The film is founded on the confrontation between the Communist Manifesto and the utopian ideas of functionalist architect Karel Honzík. Based upon the film footage of socialist Czechoslovakia a question is posited here regarding the further development of post-communist countries. The Communist Manifesto and the concepts of Karel Honzík, who in the early '60s developed in his literary work the idea of a perfect communist society as the inevitable goal of cosmic matter, serve as a reflective bridge for considerations directed towards liberal capitalist societies.

Zbynek Baladrán (born 1973 in Prague) is an author, visual artist and curator. He studied art history at the Charles University in Prague from 1992-1996, and from 1997-2003 at the Prague Academy of Fine Arts. He is one of the co-founders and a curator of tranzitdisplay galler in Prague. He is also the co-curator, with Vít Havranek, of the project and exhibitions Monument to Transformation, a 3-year research project on social transformation. Baladrán is also a part of the team of curators (Alexandria Contemporary Arts Forum, Chamber of Public Secrets, and tranzit.org) for Manifesta 8, which will be held in Murcia, Spain in 2010.
 
  Utopia | Estela Estupinyà-García | 2009 | 7:20 min.
   

You are never satisfied with somthing you already have, and in striving for perfection you miss it.

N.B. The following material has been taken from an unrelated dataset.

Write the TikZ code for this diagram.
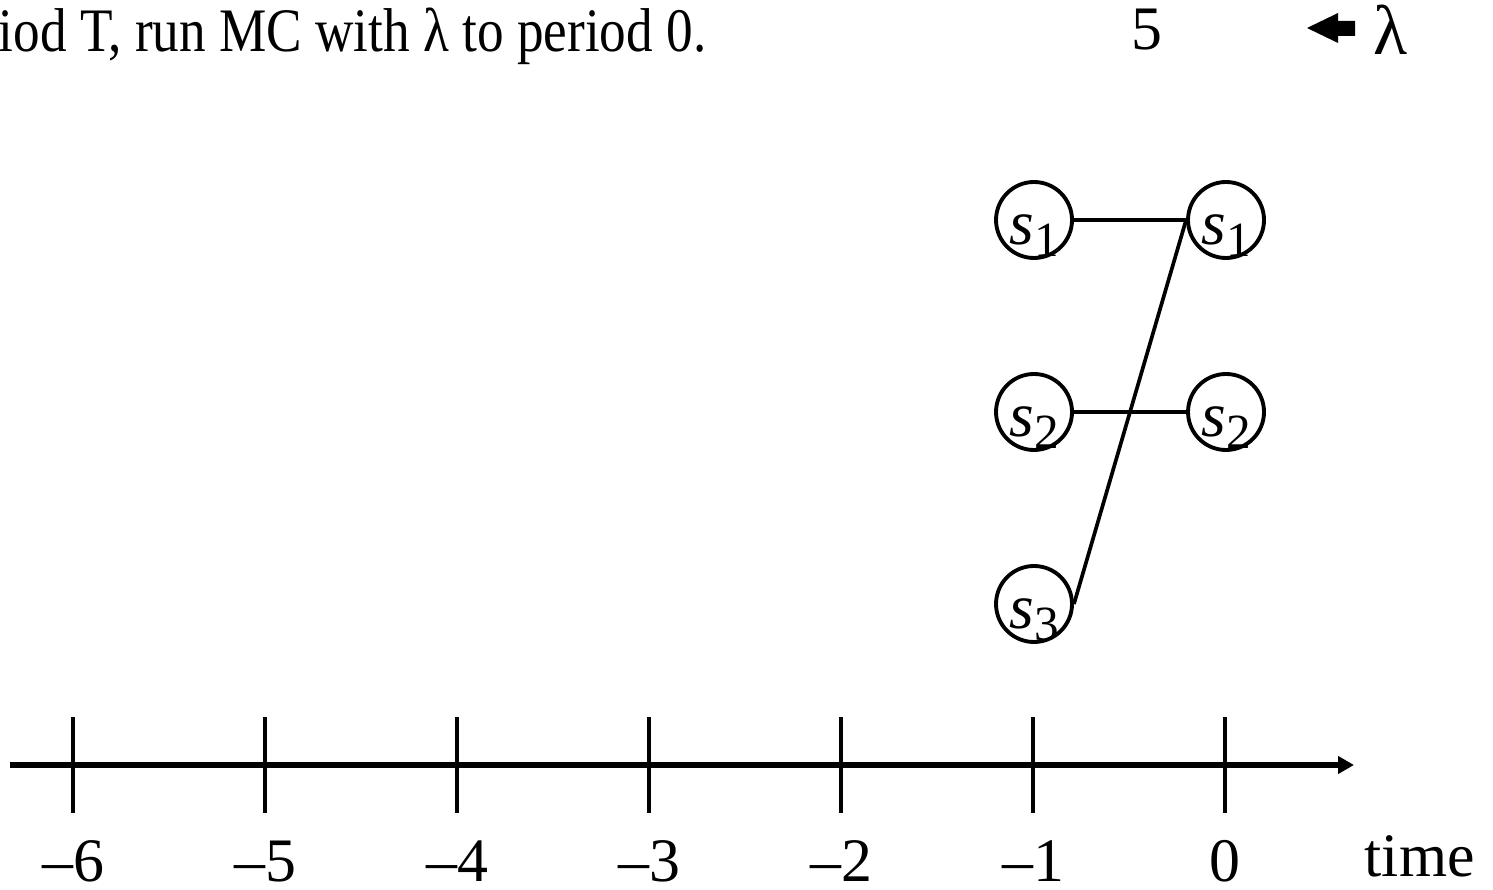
\documentclass[tikz,border=0pt]{standalone}
\usepackage{fontspec}
\setmainfont{Liberation Serif}
\usepackage{tikz}
\usetikzlibrary{arrows.meta,positioning}

% state label: italic s with a big lowered index
\newcommand{\stlab}[1]{\raisebox{-0.25cm}[0pt][0pt]{\textit{s}\raisebox{-0.12cm}{\fontsize{14}{14}\selectfont #1}}}

\begin{document}
\begin{tikzpicture}[>=Stealth, node distance=1.92cm and 1.92cm, on grid,
  st/.style={draw, circle, line width=1.1pt, minimum size=0.76cm, inner sep=0pt,
    font=\fontsize{18}{18}\selectfont},
  ln/.style={line width=1.05pt},
  big/.style={font=\fontsize{17.6}{20}\selectfont, inner sep=0pt}]
\clip (0,0) rectangle (14.93,8.89);

% heading
\node[big, anchor=base east] (head) at (7.07,8.37) {\scalebox{0.86}[1]{iod T, run MC with λ to period 0.}};
\node[big, anchor=base] (num) at (11.47,8.39) {5};
\node[big, font=\fontsize{20}{22}\selectfont, anchor=base west] (lam) at (13.73,8.34) {λ};
\fill (13.07,8.61) -- (13.38,8.76) -- (13.38,8.68) -- (13.55,8.68)
  -- (13.55,8.53) -- (13.38,8.53) -- (13.38,8.46) -- cycle;

% states
\node[st] (l1) at (10.34,6.69) {\stlab{1}};
\node[st, below=of l1] (l2) {\stlab{2}};
\node[st, below=of l2] (l3) {\stlab{3}};
\node[st, right=of l1] (r1) {\stlab{1}};
\node[st, right=of l2] (r2) {\stlab{2}};

\draw[ln] (l1) -- (r1);
\draw[ln] (l2) -- (r2);
\draw[ln] (l3.east) -- (r1.west);

% time axis
\coordinate (ax0) at (0.10,1.24);
\coordinate (ax1) at (13.54,1.24);
\draw[line width=1.45pt, -{Triangle[length=0.16cm,width=0.17cm]}] (ax0) -- (ax1);
\foreach \k in {0,...,6} {
  \draw[ln] (12.25-1.92*\k,1.72) -- (12.25-1.92*\k,0.76);
  \node[big, anchor=base] (t\k) at (12.25-1.92*\k,0.08) {\ifnum\k=0 0\else –\k\fi};
}
\node[big, anchor=base west] (time) at (13.64,0.13) {time};
\end{tikzpicture}
\end{document}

A movie with pictures from the building society „Neue Heimat “. It tells about tracking a dream of perfection, which becomes utopia.

Estela Estupinya García was born in 1983 in Castellón de la Plana, Spain. She studied Arts at the University in Valencia where she majored in video art. While she was studying at the Hochschule Für Bildende Künste of Hamburg she completed an Erasmus and a Freemove. This was where she first began to study cinema. She continued her education to attain a Masters in Cinematography at the HFBK.
‘Utopia’ is her first movie and she is currently working on her second one ‘El Tiempo de Clara’.
 
  Bühne:Wolfsburg | Arne Bunk | 2009 | 15:00 min.
   

The city of Wolfsburg can be interpreted as a model of various urban planning and architectural blueprints of modernity. The film fluctuates between cinematic movement and photographic stagnation, thereby counteracting the metropolitan directive regarding mobility and acceleration.

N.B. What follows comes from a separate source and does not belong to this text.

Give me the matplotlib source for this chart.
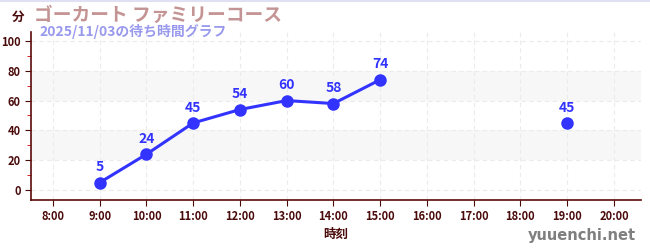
import matplotlib
matplotlib.use("Agg")
import matplotlib.pyplot as plt
from matplotlib.ticker import MultipleLocator

plt.rcParams['font.family'] = ['Noto Sans CJK JP', 'DejaVu Sans']

hours_line = [9, 10, 11, 12, 13, 14, 15]
waits_line = [5, 24, 45, 54, 60, 58, 74]
hours_single = [19]
waits_single = [45]
xticks = list(range(8, 21))
xtick_labels = [f"{h}:00" for h in xticks]
yticks = [0, 20, 40, 60, 80, 100]

title = "ゴーカート ファミリーコース"
subtitle = "2025/11/03の待ち時間グラフ"

tick_col = "#4a0a0a"
blue = "#3333ff"

fig = plt.figure(figsize=(6.5, 2.5), dpi=100)
ax = fig.add_axes([0.0477, 0.2, 0.9385, 0.672])
ax.set_xlim(7.53, 20.58)
ax.set_ylim(-6.7, 106)

for lo, hi in [(20, 40), (60, 80)]:
    ax.axhspan(lo, hi, color="#f7f7f7", zorder=0, lw=0)

ax.set_xticks(xticks)
ax.set_xticklabels(xtick_labels)
ax.set_yticks(yticks)
ax.yaxis.set_minor_locator(MultipleLocator(10))
ax.grid(True, which="major", color="#ebebeb", ls=(0, (4, 3)), lw=0.8, zorder=0)

ax.plot(hours_line, waits_line, color=blue, lw=2.2, marker="o", ms=8, zorder=3)
ax.plot(hours_single, waits_single, color=blue, lw=0, marker="o", ms=8, zorder=3)
for x, y in zip(hours_line + hours_single, waits_line + waits_single):
    ax.annotate(str(y), (x, y), xytext=(0, 6), textcoords="offset points",
                ha="center", va="bottom", color=blue, fontsize=10, fontweight="bold")

for s in ["top", "right"]:
    ax.spines[s].set_visible(False)
for s in ["left", "bottom"]:
    ax.spines[s].set_color("#5a0a0a")
    ax.spines[s].set_linewidth(1.2)

ax.tick_params(axis="both", which="major", colors=tick_col, labelsize=8, length=4)
ax.tick_params(axis="y", which="minor", colors="#cc0000", length=3)
for lab in ax.get_xticklabels() + ax.get_yticklabels():
    lab.set_fontweight("bold")
    lab.set_color(tick_col)

ax.set_xlabel("時刻", color=tick_col, fontsize=9, fontweight="bold", labelpad=3)

fig.text(0.028, 0.93, "分", color=tick_col, fontsize=9, fontweight="bold", ha="center", va="center")
fig.text(0.053, 0.94, title, color="#c49494", fontsize=13.5, fontweight="bold", ha="left", va="center")
fig.text(0.06, 0.875, subtitle, color="#9999ee", fontsize=10, fontweight="bold", ha="left", va="center")
fig.text(0.978, 0.058, "yuuenchi.net", color="#7f7f7f", fontsize=10.5, fontweight="bold", ha="right", va="center",
         family=["DejaVu Sans"])

fig.add_artist(plt.Line2D([0, 1], [0.995, 0.995], transform=fig.transFigure, color="#e0e0f4", lw=1.5))

fig.savefig("out.png", dpi=100)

Born in 1971 in Hamburg, Germany, Arne Bunk is an artist, a photographer, and a movie-maker. Graduated at the Fine Arts School of Hamburg, he currently works at a artistic/scientific thesis, “L’exploration et l’inspection filmiques des lieux” (filmic exploration and review of places).

 
  Dear Adviser | Vincent Meessen | 2009 | 8:00 min.
   
Meessen’s work is set in Chandigarh, the paragon of the modernist city planned by Le Corbusier in the 1950ies as a symbol of the new, progressive nation of India who had just emerged from its colonial past. Due to its strategic situation – close to the frontier with Pakistan and on the border between two Indian states, Punjab and the subsequently created state of Haryana - Chandigarh houses common institutions for both linguistic communities. The city’s architectural structure is that of a grid pattern, at the very centre of which the ‘Capitol’ rises: a phantasm of centralised political power, overlooking the unfinished city. Haunted by the ghosts of modernism, it leaves plenty of room for silhouettes, voices and sounds weaving together a fable cherished by the late architect about the Raven that wants to imitate the Eagle.
'Dear Adviser' is a poetic address to Le Corbusier and the in Chandigarh superstitiously as “advisor” disguised legislator.

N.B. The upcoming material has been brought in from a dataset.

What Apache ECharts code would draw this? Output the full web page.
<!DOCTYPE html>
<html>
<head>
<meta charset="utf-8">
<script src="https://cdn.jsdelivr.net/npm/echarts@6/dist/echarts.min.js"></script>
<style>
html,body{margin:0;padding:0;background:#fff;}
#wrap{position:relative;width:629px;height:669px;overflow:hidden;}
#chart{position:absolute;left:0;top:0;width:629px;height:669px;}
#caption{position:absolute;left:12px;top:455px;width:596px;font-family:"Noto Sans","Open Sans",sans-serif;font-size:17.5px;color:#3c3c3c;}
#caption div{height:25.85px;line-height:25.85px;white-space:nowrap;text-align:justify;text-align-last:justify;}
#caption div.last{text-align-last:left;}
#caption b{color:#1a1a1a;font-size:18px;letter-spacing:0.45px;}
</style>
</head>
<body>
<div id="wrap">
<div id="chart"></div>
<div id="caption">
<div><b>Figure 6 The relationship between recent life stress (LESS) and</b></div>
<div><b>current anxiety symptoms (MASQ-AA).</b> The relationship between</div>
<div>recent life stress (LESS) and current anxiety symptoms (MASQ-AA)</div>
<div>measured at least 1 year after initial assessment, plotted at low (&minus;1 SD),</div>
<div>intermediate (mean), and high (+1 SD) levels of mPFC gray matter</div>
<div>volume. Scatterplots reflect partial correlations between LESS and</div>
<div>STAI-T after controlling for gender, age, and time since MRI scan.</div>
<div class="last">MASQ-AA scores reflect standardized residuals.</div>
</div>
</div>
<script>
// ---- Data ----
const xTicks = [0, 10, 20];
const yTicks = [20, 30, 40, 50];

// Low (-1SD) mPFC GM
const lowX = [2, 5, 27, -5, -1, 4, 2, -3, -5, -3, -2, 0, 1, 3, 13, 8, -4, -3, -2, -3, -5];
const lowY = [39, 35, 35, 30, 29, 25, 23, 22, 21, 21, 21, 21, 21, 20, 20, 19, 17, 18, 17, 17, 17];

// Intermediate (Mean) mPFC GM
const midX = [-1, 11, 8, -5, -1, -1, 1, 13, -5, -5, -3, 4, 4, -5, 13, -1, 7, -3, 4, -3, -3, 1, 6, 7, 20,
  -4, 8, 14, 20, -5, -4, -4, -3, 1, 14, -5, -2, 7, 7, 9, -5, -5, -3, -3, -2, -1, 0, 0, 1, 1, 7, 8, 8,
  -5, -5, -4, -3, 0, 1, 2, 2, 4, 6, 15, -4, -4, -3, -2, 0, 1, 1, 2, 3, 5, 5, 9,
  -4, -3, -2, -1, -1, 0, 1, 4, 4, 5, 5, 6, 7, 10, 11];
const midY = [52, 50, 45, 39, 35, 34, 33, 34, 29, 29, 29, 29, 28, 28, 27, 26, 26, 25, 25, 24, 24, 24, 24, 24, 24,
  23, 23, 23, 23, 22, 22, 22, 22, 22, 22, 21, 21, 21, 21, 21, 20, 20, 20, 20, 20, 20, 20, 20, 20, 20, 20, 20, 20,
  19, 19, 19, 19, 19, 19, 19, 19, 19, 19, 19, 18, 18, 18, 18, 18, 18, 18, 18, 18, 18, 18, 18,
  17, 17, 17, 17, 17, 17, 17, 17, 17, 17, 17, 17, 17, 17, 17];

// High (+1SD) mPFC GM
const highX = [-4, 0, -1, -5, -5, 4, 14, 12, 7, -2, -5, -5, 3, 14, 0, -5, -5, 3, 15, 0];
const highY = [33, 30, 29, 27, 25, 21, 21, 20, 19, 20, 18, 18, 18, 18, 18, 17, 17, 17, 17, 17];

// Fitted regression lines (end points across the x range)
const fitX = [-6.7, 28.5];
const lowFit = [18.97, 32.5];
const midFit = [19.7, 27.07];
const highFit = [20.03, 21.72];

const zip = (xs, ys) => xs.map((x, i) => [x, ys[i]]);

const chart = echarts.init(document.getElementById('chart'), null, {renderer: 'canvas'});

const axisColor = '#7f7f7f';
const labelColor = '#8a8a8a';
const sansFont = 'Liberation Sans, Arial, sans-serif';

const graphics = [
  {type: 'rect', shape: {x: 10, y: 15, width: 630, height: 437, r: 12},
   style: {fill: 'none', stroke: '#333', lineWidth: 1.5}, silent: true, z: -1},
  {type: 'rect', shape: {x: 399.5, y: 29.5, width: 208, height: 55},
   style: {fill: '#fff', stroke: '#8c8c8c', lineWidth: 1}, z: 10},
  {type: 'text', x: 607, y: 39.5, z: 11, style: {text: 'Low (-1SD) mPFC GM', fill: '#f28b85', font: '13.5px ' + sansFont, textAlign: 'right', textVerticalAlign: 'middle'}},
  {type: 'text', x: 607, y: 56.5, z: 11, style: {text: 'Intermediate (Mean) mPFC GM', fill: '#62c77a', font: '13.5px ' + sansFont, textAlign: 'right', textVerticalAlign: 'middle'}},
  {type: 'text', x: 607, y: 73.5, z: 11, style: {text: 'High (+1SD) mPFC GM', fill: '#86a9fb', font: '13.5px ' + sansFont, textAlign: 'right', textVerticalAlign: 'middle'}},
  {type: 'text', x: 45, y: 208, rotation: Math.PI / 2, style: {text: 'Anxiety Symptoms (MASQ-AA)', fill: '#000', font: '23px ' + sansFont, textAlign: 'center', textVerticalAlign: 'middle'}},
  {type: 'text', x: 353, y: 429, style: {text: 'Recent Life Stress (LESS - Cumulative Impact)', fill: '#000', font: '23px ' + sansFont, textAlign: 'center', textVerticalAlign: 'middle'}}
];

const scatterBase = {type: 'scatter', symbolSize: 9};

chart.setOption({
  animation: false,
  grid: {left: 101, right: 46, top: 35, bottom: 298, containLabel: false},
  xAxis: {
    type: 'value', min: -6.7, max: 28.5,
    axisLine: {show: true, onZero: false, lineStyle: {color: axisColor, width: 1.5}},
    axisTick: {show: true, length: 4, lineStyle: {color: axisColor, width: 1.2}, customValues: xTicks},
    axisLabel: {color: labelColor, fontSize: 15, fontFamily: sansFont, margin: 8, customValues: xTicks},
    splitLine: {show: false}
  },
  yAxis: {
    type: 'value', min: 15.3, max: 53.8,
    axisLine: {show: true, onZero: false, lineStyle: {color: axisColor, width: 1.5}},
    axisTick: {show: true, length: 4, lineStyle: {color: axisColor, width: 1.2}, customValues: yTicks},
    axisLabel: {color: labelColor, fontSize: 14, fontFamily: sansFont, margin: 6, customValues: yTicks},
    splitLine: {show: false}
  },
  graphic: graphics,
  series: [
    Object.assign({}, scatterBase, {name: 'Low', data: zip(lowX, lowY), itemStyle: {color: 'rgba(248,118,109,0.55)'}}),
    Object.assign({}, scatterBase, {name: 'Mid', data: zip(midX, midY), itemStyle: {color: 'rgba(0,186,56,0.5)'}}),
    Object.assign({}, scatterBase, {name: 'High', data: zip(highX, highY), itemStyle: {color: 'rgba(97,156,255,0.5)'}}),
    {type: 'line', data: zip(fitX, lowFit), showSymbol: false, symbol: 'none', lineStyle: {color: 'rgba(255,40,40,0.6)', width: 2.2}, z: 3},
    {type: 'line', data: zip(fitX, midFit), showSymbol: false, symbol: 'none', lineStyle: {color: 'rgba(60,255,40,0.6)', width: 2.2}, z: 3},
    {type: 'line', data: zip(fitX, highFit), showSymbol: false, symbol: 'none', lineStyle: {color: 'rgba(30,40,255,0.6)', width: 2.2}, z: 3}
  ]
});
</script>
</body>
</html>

The work of Vincent Meessen connects forms of the documentary with performance and fictional elements. It reveals the artist’s interest in strategies of translation and forms of hybridization: from the crossfading of different locations and times, to formal short-circuiting of language and image, to conscious commixture of history and phantasm, of the political and the poetical. Subverting conventional filmic styles, his "experiential documents" (Meessen) draw our attention to the shifting territories, contested spaces, and informal architectures characteristic of the postcolonial situation. Despite their complex formal structure, all of Meessen's videos transmit a sense of openness, resulting from their performative qualities. (extract from a text by Katrin Mundt for Argos, 2008)
 
  Losing Ground | Isabelle Hayeur | 2009 | 12:40 min.
   
'Losing Ground'
is a critique of urban sprawl and the resulting erosion and homogenization of the countryside across the world. With its negation of city history, of geographic particularities, and thus of cultural memory, this standardized urbanization imposes its amnesia, individualistic lifestyle, and jarring presence in nature. Filmed in Quartier DIX30 in Brossard, the biggest lifestyle center in Canada, the video sounds out recently man-made territories so as to decipher humanity’s relationships with the environment. It confronts us with the dizzying spectacle of our diminishing local references, as they give way to cultural stereotypes, now become universal through globalization.

Born in 1969, Isabelle Hayeur lives and works in Montreal. As an image-making artist, she is known for her large digital montages, her videos and her site-specific installations. An ecological, social and urban planning critique provides the framework for her artistic practice. Having lived in a suburb for some twenty years, she has been confronted with the sad spectacle of urban sprawl and all that it consigns to oblivion. Her approach is tied to this experience and draws from discourses about environmental issues and land use planning. She is particularly interested in the feelings of alienation, uprooting and dislocation. Her artworks have been shown in the context of numerous exhibitions and festivals.